▸ **Your objective**: Give again, verbatim, the lines between the line that contains "Write the Plotly code for this chart." and the line that contains "gdp_growth = [3.30, 4.06, 2.17, 1.62, 0.38, 1.60, 0.44, -1.43]", counting both ends. Pictures are excluded from the copy.
____________________
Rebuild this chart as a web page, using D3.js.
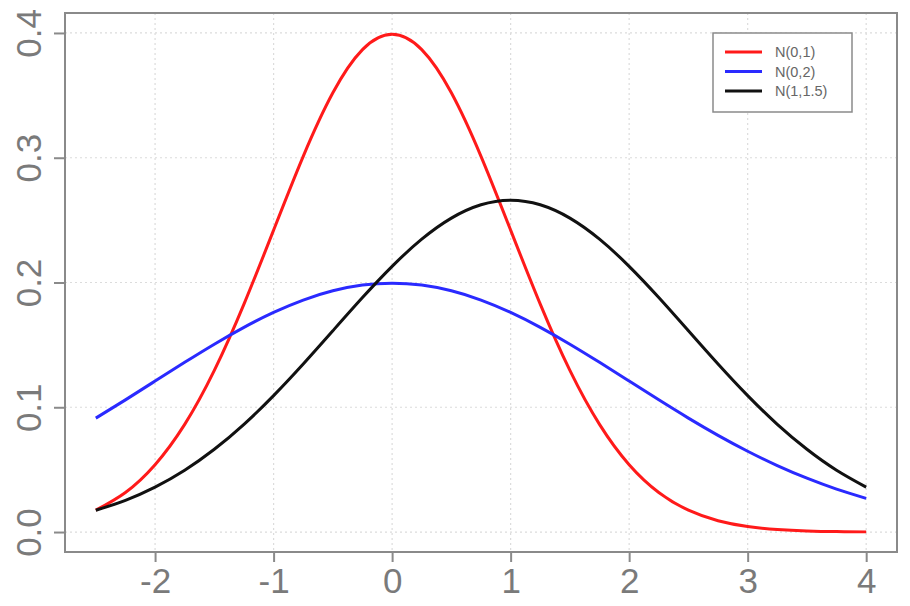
<!DOCTYPE html>
<html><head><meta charset="utf-8">
<script src="https://cdn.jsdelivr.net/npm/d3@7"></script>
<style>body{margin:0;background:#fff}svg{display:block}</style>
</head><body>
<svg id="c" width="910" height="606"></svg>
<script>
const xs = [-2.5,-2.25,-2,-1.75,-1.5,-1.25,-1,-0.75,-0.5,-0.25,0,0.25,0.5,0.75,1,1.25,1.5,1.75,2,2.25,2.5,2.75,3,3.25,3.5,3.75,4];
const n01 = [0.01753,0.03174,0.05399,0.08628,0.12952,0.18265,0.24197,0.30114,0.35207,0.38667,0.39894,0.38667,0.35207,0.30114,0.24197,0.18265,0.12952,0.08628,0.05399,0.03174,0.01753,0.00910,0.00443,0.00203,0.00087,0.00035,0.00013];
const n02 = [0.09132,0.10594,0.12099,0.13603,0.15057,0.16408,0.17603,0.18593,0.19333,0.19792,0.19947,0.19792,0.19333,0.18593,0.17603,0.16408,0.15057,0.13603,0.12099,0.10594,0.09132,0.07751,0.06476,0.05327,0.04314,0.03439,0.02700];
const n115 = [0.01748,0.02543,0.03599,0.04954,0.06632,0.08634,0.10934,0.13467,0.16131,0.18795,0.21297,0.23471,0.25159,0.26229,0.26596,0.26229,0.25159,0.23471,0.21297,0.18795,0.16131,0.13467,0.10934,0.08634,0.06632,0.04954,0.03599];
const seriesNames = ["N(0,1)","N(0,2)","N(1,1.5)"];
const seriesColors = ["#ff1a1a","#2a2aff","#111111"];
const xTicks = [-2,-1,0,1,2,3,4];
const yTicks = [0,0.1,0.2,0.3,0.4];

const svg = d3.select("#c");
const L=65,R=897,T=13,B=552;
const x = d3.scaleLinear().domain([-2.76,4.26]).range([L,R]);
const y = d3.scaleLinear().domain([-0.016,0.416]).range([B,T]);
const grey="#8a8a8a";

// grid
const g = svg.append("g");
g.selectAll(".vx").data(xTicks).join("line")
  .attr("x1",d=>x(d)).attr("x2",d=>x(d)).attr("y1",T).attr("y2",B)
  .attr("stroke","#dcdcdc").attr("stroke-width",1.2).attr("stroke-dasharray","2,3");
g.selectAll(".hy").data(yTicks).join("line")
  .attr("y1",d=>y(d)).attr("y2",d=>y(d)).attr("x1",L).attr("x2",R)
  .attr("stroke","#dcdcdc").attr("stroke-width",1.2).attr("stroke-dasharray","2,3");

// box
svg.append("rect").attr("x",L).attr("y",T).attr("width",R-L).attr("height",B-T)
  .attr("fill","none").attr("stroke",grey).attr("stroke-width",2);

// axes
const xa = svg.append("g").attr("transform",`translate(0,${B})`)
  .call(d3.axisBottom(x).tickValues(xTicks).tickSize(10).tickPadding(4).tickFormat(d=>d));
xa.select(".domain").remove();
xa.selectAll("line").attr("stroke",grey).attr("stroke-width",2);
xa.selectAll("text").attr("fill","#7a7a7a").style("font-family","Liberation Sans, Arial, sans-serif").style("font-size","35px")
  .attr("dy","0.76em");

const ya = svg.append("g").attr("transform",`translate(${L},0)`)
  .call(d3.axisLeft(y).tickValues(yTicks).tickSize(11).tickFormat(d3.format(".1f")));
ya.select(".domain").remove();
ya.selectAll("line").attr("stroke",grey).attr("stroke-width",2);
ya.selectAll("text").attr("fill","#7a7a7a").style("font-family","Liberation Sans, Arial, sans-serif").style("font-size","35px")
  .attr("x",0).attr("dy",0).attr("text-anchor","middle")
  .attr("transform","translate(-24,0) rotate(-90)");

// curves
const line = d3.line().x((d,i)=>x(xs[i])).y(d=>y(d)).curve(d3.curveNatural);
const data=[n01,n02,n115];
svg.append("g").selectAll("path").data(data).join("path")
  .attr("d",line).attr("fill","none")
  .attr("stroke",(d,i)=>seriesColors[i]).attr("stroke-width",3).attr("stroke-linejoin","round");

// legend
const lg = svg.append("g");
lg.append("rect").attr("x",713).attr("y",33).attr("width",139).attr("height",79)
  .attr("fill","#fff").attr("stroke",grey).attr("stroke-width",1.5);
seriesNames.forEach((s,i)=>{
  const yy = 52 + i*19.5;
  lg.append("line").attr("x1",725).attr("x2",762).attr("y1",yy).attr("y2",yy)
    .attr("stroke",seriesColors[i]).attr("stroke-width",3);
  lg.append("text").attr("x",775).attr("y",yy).attr("dy","0.35em").text(s)
    .attr("fill","#666").style("font-family","Liberation Sans, Arial, sans-serif").style("font-size","14.5px");
});
</script>
</body></html>
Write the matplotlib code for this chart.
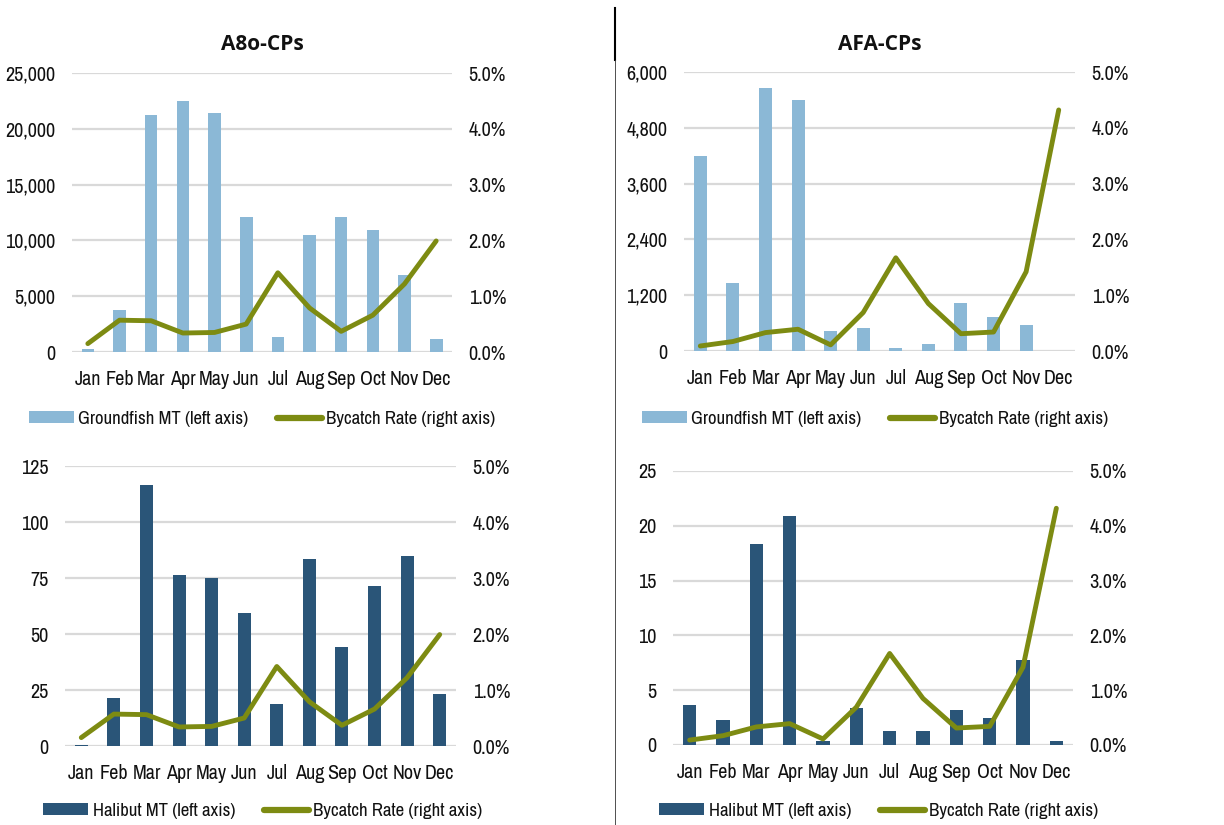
import matplotlib
matplotlib.use("Agg")
import matplotlib.pyplot as plt
from matplotlib.lines import Line2D
from matplotlib.patches import Patch
from matplotlib.ticker import FuncFormatter

months = ["Jan", "Feb", "Mar", "Apr", "May", "Jun", "Jul", "Aug", "Sep", "Oct", "Nov", "Dec"]

a80_groundfish = [300, 3800, 21200, 22500, 21400, 12100, 1300, 10500, 12100, 10900, 6900, 1200]
a80_halibut = [0.5, 21.4, 116.4, 76.2, 75.2, 59.2, 18.6, 83.4, 44.1, 71.5, 84.6, 23.3]
a80_rate = [0.0015, 0.0057, 0.0056, 0.0034, 0.0035, 0.0050, 0.0142, 0.0079, 0.0037, 0.0066, 0.0122, 0.0199]

afa_groundfish = [4190, 1455, 5656, 5391, 423, 502, 72, 158, 1025, 738, 552, 0]
afa_halibut = [3.68, 2.28, 18.32, 20.93, 0.39, 3.40, 1.25, 1.28, 3.19, 2.49, 7.78, 0.36]
afa_rate = [0.0009, 0.0017, 0.0033, 0.0039, 0.0011, 0.0069, 0.0167, 0.0085, 0.0031, 0.0034, 0.0142, 0.0432]

W, H = 1224, 825
LIGHT = "#8BB8D6"
DARK = "#2A5578"
OLIVE = "#7D8B12"
GRID = "#D9D9D9"
NARROW = ["Archivo Narrow", "Liberation Sans", "DejaVu Sans"]
FS = 14.5
LFS = 13.5
TXT = "#111111"

fig = plt.figure(figsize=(W / 100, H / 100), dpi=100)


def axes_px(left, right, top, bottom):
    return fig.add_axes([left / W, 1 - bottom / H, (right - left) / W, (bottom - top) / H])


def panel(box, values, rate, ymax, ystep, color, left_fmt, title, bar_label, legend_xy):
    ax = axes_px(*box)
    x = list(range(len(months)))
    ax.bar(x, values, width=0.4, color=color, zorder=2)
    ax.set_xlim(-0.5, len(months) - 0.5)
    ax.set_ylim(0, ymax)
    ticks = [i * ystep for i in range(int(round(ymax / ystep)) + 1)]
    ax.set_yticks(ticks)
    ax.yaxis.set_major_formatter(FuncFormatter(left_fmt))
    ax.set_xticks(x)
    ax.set_xticklabels(months)
    ax.grid(axis="y", color=GRID, lw=1.6, zorder=0)
    ax.set_axisbelow(True)
    for s in ax.spines.values():
        s.set_visible(False)
    ax.tick_params(axis="both", length=0, labelsize=FS, colors=TXT)
    ax.tick_params(axis="y", pad=12)
    ax.tick_params(axis="x", pad=13)
    for lab in ax.get_xticklabels() + ax.get_yticklabels():
        lab.set_family(NARROW)

    ax2 = ax.twinx()
    ax2.plot(x, rate, color=OLIVE, lw=3.5, solid_capstyle="round", solid_joinstyle="round", zorder=3)
    ax2.set_ylim(0, 0.05)
    ax2.set_yticks([0, 0.01, 0.02, 0.03, 0.04, 0.05])
    ax2.yaxis.set_major_formatter(FuncFormatter(lambda v, p: f"{v * 100:.1f}%"))
    for s in ax2.spines.values():
        s.set_visible(False)
    ax2.tick_params(axis="y", length=0, labelsize=FS, colors=TXT, pad=12)
    for lab in ax2.get_yticklabels():
        lab.set_family(NARROW)

    if title:
        cx = (box[0] + box[1]) / 2
        fig.text(cx / W, 1 - 44 / H, title, ha="center", va="center",
                 fontsize=15, fontweight="bold", family=["Open Sans", "DejaVu Sans"], color="#111111")

    handles = [Patch(facecolor=color, edgecolor="none"),
               Line2D([0], [0], color=OLIVE, lw=4.5, solid_capstyle="round")]
    labels = [bar_label, "Bycatch Rate (right axis)"]
    leg = fig.legend(handles, labels, loc="center", ncol=2, frameon=False,
                     bbox_to_anchor=(legend_xy[0] / W, 1 - legend_xy[1] / H),
                     prop={"family": NARROW, "size": LFS},
                     handlelength=2.4, handleheight=0.6, handletextpad=0.25, columnspacing=1.5,
                     borderaxespad=0, borderpad=0)
    for t in leg.get_texts():
        t.set_color(TXT)
    return ax


comma = lambda v, p: f"{int(v):,}"
plain = lambda v, p: f"{int(v)}"

panel((72, 452, 73, 352), a80_groundfish, a80_rate, 25000, 5000, LIGHT, comma,
      "A8o-CPs", "Groundfish MT (left axis)", (262, 419))
panel((684, 1075, 72, 351), afa_groundfish, afa_rate, 6000, 1200, LIGHT, comma,
      "AFA-CPs", "Groundfish MT (left axis)", (875, 419))
panel((65, 456, 466, 746), a80_halibut, a80_rate, 125, 25, DARK, plain,
      None, "Halibut MT (left axis)", (263, 811))
panel((673, 1073, 471, 745), afa_halibut, afa_rate, 25, 5, DARK, plain,
      None, "Halibut MT (left axis)", (879, 811))

# separator lines
fig.add_artist(Line2D([615 / W, 615 / W], [1 - 8 / H, 1 - 60 / H], color="black", lw=1.5))
fig.add_artist(Line2D([615 / W, 615 / W], [1 - 60 / H, 0], color="#333333", lw=0.6))

fig.savefig("out.png", dpi=100)
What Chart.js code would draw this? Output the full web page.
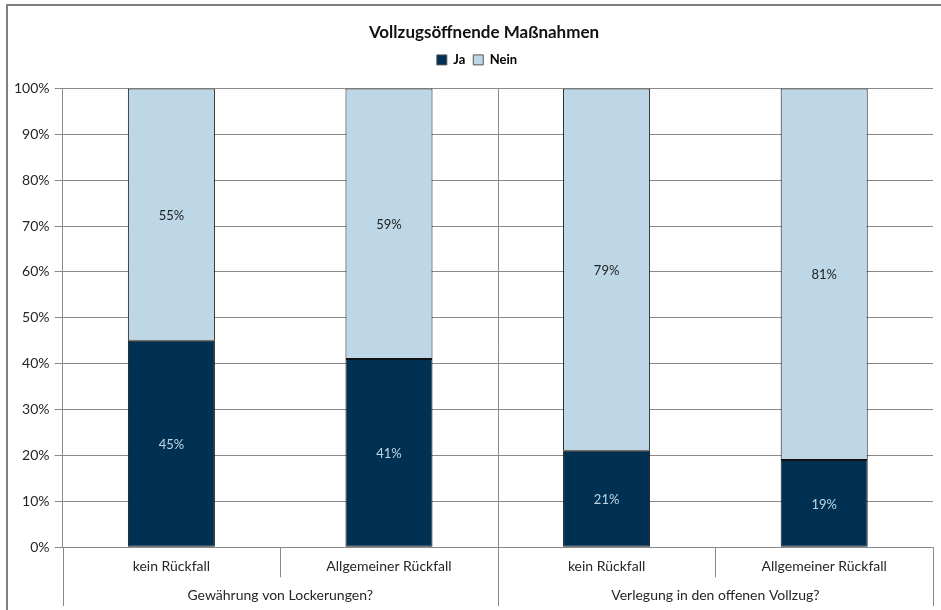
<!DOCTYPE html>
<html>
<head>
<meta charset="utf-8">
<script src="https://cdn.jsdelivr.net/npm/chart.js@4/dist/chart.umd.min.js"></script>
<style>
html,body{margin:0;padding:0;background:#fff;}
#wrap{width:941px;height:610px;position:relative;}
</style>
</head>
<body>
<div id="wrap"><canvas id="c" width="941" height="610"></canvas></div>
<script>
const categories = ['kein Rückfall', 'Allgemeiner Rückfall', 'kein Rückfall', 'Allgemeiner Rückfall'];
const groups = ['Gewährung von Lockerungen?', 'Verlegung in den offenen Vollzug?'];
const groupSizes = [2, 2];
const jaValues = [45, 41, 21, 19];
const neinValues = [55, 59, 79, 81];
const seriesNames = ['Ja', 'Nein'];
const titleText = 'Vollzugsöffnende Maßnahmen';

const FONT = 'Lato, "Open Sans", sans-serif';
const GRID = '#8a8a8a';

const frame = {
  id: 'frame',
  beforeInit(chart) {
    const lg = chart.legend;
    if (lg) {
      const orig = lg.fit.bind(lg);
      lg.fit = function () { orig(); this.height += 12; };
    }
  },
  afterLayout(chart) {
    if (chart.titleBlock) { chart.titleBlock.left += 13; chart.titleBlock.right += 13; }
    if (chart.legend) { chart.legend.left += 6; chart.legend.right += 6; }
  },
  beforeDraw(chart) {
    const ctx = chart.ctx;
    ctx.save();
    ctx.strokeStyle = '#7f7f7f';
    ctx.lineWidth = 2;
    ctx.beginPath();
    ctx.moveTo(7, 615);
    ctx.lineTo(7, 5);
    ctx.lineTo(946, 5);
    ctx.stroke();
    ctx.restore();
  }
};

const labelsPlugin = {
  id: 'vals',
  afterDatasetsDraw(chart) {
    const ctx = chart.ctx;
    ctx.save();
    ctx.font = '13px ' + FONT;
    ctx.textAlign = 'center';
    ctx.textBaseline = 'middle';
    chart.data.datasets.forEach((ds, di) => {
      const meta = chart.getDatasetMeta(di);
      meta.data.forEach((el, i) => {
        const p = el.getProps(['x', 'y', 'base'], true);
        ctx.fillStyle = di === 0 ? '#bdd7e7' : '#222222';
        ctx.fillText(ds.data[i] + '%', p.x, (p.y + p.base) / 2 + 1);
      });
    });
    ctx.restore();
  }
};

const axisPlugin = {
  id: 'multiAxis',
  afterDraw(chart) {
    const ctx = chart.ctx;
    const xs = chart.scales.x;
    const area = chart.chartArea;
    const n = categories.length;
    const bounds = [];
    for (let i = 0; i <= n; i++) {
      if (i === 0) bounds.push(xs.left);
      else if (i === n) bounds.push(xs.right);
      else bounds.push((xs.getPixelForValue(i - 1) + xs.getPixelForValue(i)) / 2);
    }
    const groupEdges = [0];
    groupSizes.forEach(s => groupEdges.push(groupEdges[groupEdges.length - 1] + s));
    ctx.save();
    ctx.strokeStyle = GRID;
    ctx.lineWidth = 1;
    bounds.forEach((bx, i) => {
      const x = Math.round(bx) + 0.5;
      const isGroup = groupEdges.includes(i);
      ctx.beginPath();
      if (isGroup && i !== 0 && i !== n) {
        ctx.moveTo(x, area.top);
        ctx.lineTo(x, 606);
      } else if (isGroup) {
        ctx.moveTo(x, area.bottom);
        ctx.lineTo(x, 606);
      } else {
        ctx.moveTo(x, area.bottom);
        ctx.lineTo(x, area.bottom + 30);
      }
      ctx.stroke();
    });
    ctx.font = '14px ' + FONT;
    ctx.fillStyle = '#262626';
    ctx.textAlign = 'center';
    ctx.textBaseline = 'middle';
    groups.forEach((g, gi) => {
      const l = bounds[groupEdges[gi]], r = bounds[groupEdges[gi + 1]];
      ctx.fillText(g, (l + r) / 2, 595);
    });
    ctx.restore();
  }
};

new Chart(document.getElementById('c'), {
  type: 'bar',
  data: {
    labels: categories,
    datasets: [
      { label: seriesNames[0], data: jaValues, backgroundColor: '#003152', borderColor: '#111111', borderWidth: 1, borderSkipped: false },
      { label: seriesNames[1], data: neinValues, backgroundColor: '#bdd7e7', borderColor: '#111111', borderWidth: 1, borderSkipped: false }
    ]
  },
  options: {
    responsive: false,
    animation: false,
    devicePixelRatio: 1,
    layout: { padding: { left: 9, right: 8, top: 22, bottom: 32 } },
    datasets: { bar: { categoryPercentage: 1, barPercentage: 0.4 } },
    plugins: {
      title: {
        display: true, text: titleText, color: '#111111',
        font: { family: FONT, size: 17, weight: 'bold' },
        padding: { top: 0, bottom: 3 }
      },
      legend: {
        display: true,
        labels: {
          color: '#262626', boxWidth: 10, boxHeight: 10, padding: 8,
          font: { family: FONT, size: 13, weight: 'bold' },
          generateLabels(chart) {
            return chart.data.datasets.map((ds, i) => ({
              text: ds.label, fillStyle: ds.backgroundColor, strokeStyle: '#555', lineWidth: 1, datasetIndex: i
            }));
          }
        }
      },
      tooltip: { enabled: false }
    },
    scales: {
      x: {
        stacked: true,
        grid: { display: false },
        border: { display: false },
        ticks: { color: '#262626', font: { family: FONT, size: 14 }, padding: 3, maxRotation: 0 }
      },
      y: {
        stacked: true,
        min: 0, max: 100,
        grid: { color: GRID, tickLength: 8, drawTicks: true },
        border: { color: GRID },
        ticks: { stepSize: 10, color: '#262626', padding: 5, font: { family: FONT, size: 14 }, callback: v => v + '%' }
      }
    }
  },
  plugins: [frame, labelsPlugin, axisPlugin]
});
</script>
</body>
</html>
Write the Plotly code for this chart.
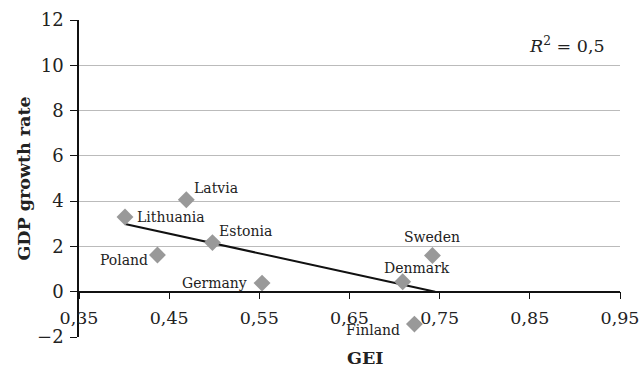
import plotly.graph_objects as go

# GEI index vs GDP growth rate by country
countries = ["Lithuania", "Latvia", "Estonia", "Poland", "Germany", "Sweden", "Denmark", "Finland"]
gei = [0.401, 0.469, 0.498, 0.437, 0.553, 0.742, 0.709, 0.722]
gdp_growth = [3.30, 4.06, 2.17, 1.62, 0.38, 1.60, 0.44, -1.43]

# Label placement per country: (anchor, x offset px, y offset px)
label_place = {
    "Lithuania": ("left", 10, 0),
    "Latvia": ("left", 6, 12),
    "Estonia": ("left", 5, 12),
    "Poland": ("right", -7, -5),
    "Germany": ("right", -13, 0),
    "Sweden": ("center", 0, 18),
    "Denmark": ("center", 14, 14),
    "Finland": ("right", -12, -6),
}

# Linear trend endpoints
trend_x = [0.401, 0.745]
trend_y = [2.99, 0.0]

x_ticks = [0.35, 0.45, 0.55, 0.65, 0.75, 0.85, 0.95]
y_ticks = [-2, 0, 2, 4, 6, 8, 10, 12]

serif = "DejaVu Serif"

fig = go.Figure()
fig.add_trace(go.Scatter(
    x=trend_x, y=trend_y, mode="lines",
    line=dict(color="#111111", width=2), hoverinfo="skip", showlegend=False,
))
fig.add_trace(go.Scatter(
    x=gei, y=gdp_growth, mode="markers",
    marker=dict(symbol="diamond", size=13, color="#999999"),
    showlegend=False,
))

annotations = []
for name, gx, gy in zip(countries, gei, gdp_growth):
    anchor, dx, dy = label_place[name]
    annotations.append(dict(
        text=name, x=gx, y=gy, xref="x", yref="y",
        xanchor=anchor, yanchor="middle", xshift=dx, yshift=dy,
        showarrow=False, font=dict(family=serif, size=14, color="#222222"),
    ))

annotations += [
    dict(text="<b>GEI</b>", xref="paper", yref="paper", x=0.528, y=-0.065,
         xanchor="center", yanchor="middle", showarrow=False,
         font=dict(family=serif, size=17.5, color="#222222")),
    dict(text="<i>R</i><sup>2</sup> = 0,5", xref="paper", yref="paper",
         x=0.976, y=0.92, xanchor="right", yanchor="middle", showarrow=False,
         font=dict(family=serif, size=17.5, color="#222222")),
]

fig.update_layout(
    width=642, height=367,
    margin=dict(l=79, r=22, t=20, b=30),
    plot_bgcolor="white", paper_bgcolor="white",
    separators=", ",
    font=dict(family=serif, color="#222222"),
    xaxis=dict(
        range=[0.35, 0.95], tickvals=x_ticks, tickformat=".2f",
        anchor="free", position=2 / 14, automargin=False,
        showgrid=False, zeroline=False,
        showline=True, linecolor="#111111", linewidth=1.5,
        ticks="outside", ticklen=7, tickcolor="#111111",
        ticklabelstandoff=4,
        tickfont=dict(family=serif, size=17.5, color="#222222"),
    ),
    yaxis=dict(
        range=[-2, 12], tickvals=y_ticks, domain=[0, 1], automargin=False,
        showgrid=True, gridcolor="#bbbbbb", gridwidth=1.2, zeroline=False,
        showline=True, linecolor="#111111", linewidth=1.5,
        ticks="outside", ticklen=7, tickcolor="#111111",
        ticklabelstandoff=3,
        tickfont=dict(family=serif, size=18, color="#222222"),
        title=dict(text="<b>GDP growth rate</b>", standoff=2,
                   font=dict(family=serif, size=17.5, color="#222222")),
    ),
    annotations=annotations,
)

fig.write_html("out.html")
____________________
▸ **Answer in full**:
Write the Plotly code for this chart.
import plotly.graph_objects as go

# GEI index vs GDP growth rate by country
countries = ["Lithuania", "Latvia", "Estonia", "Poland", "Germany", "Sweden", "Denmark", "Finland"]
gei = [0.401, 0.469, 0.498, 0.437, 0.553, 0.742, 0.709, 0.722]
gdp_growth = [3.30, 4.06, 2.17, 1.62, 0.38, 1.60, 0.44, -1.43]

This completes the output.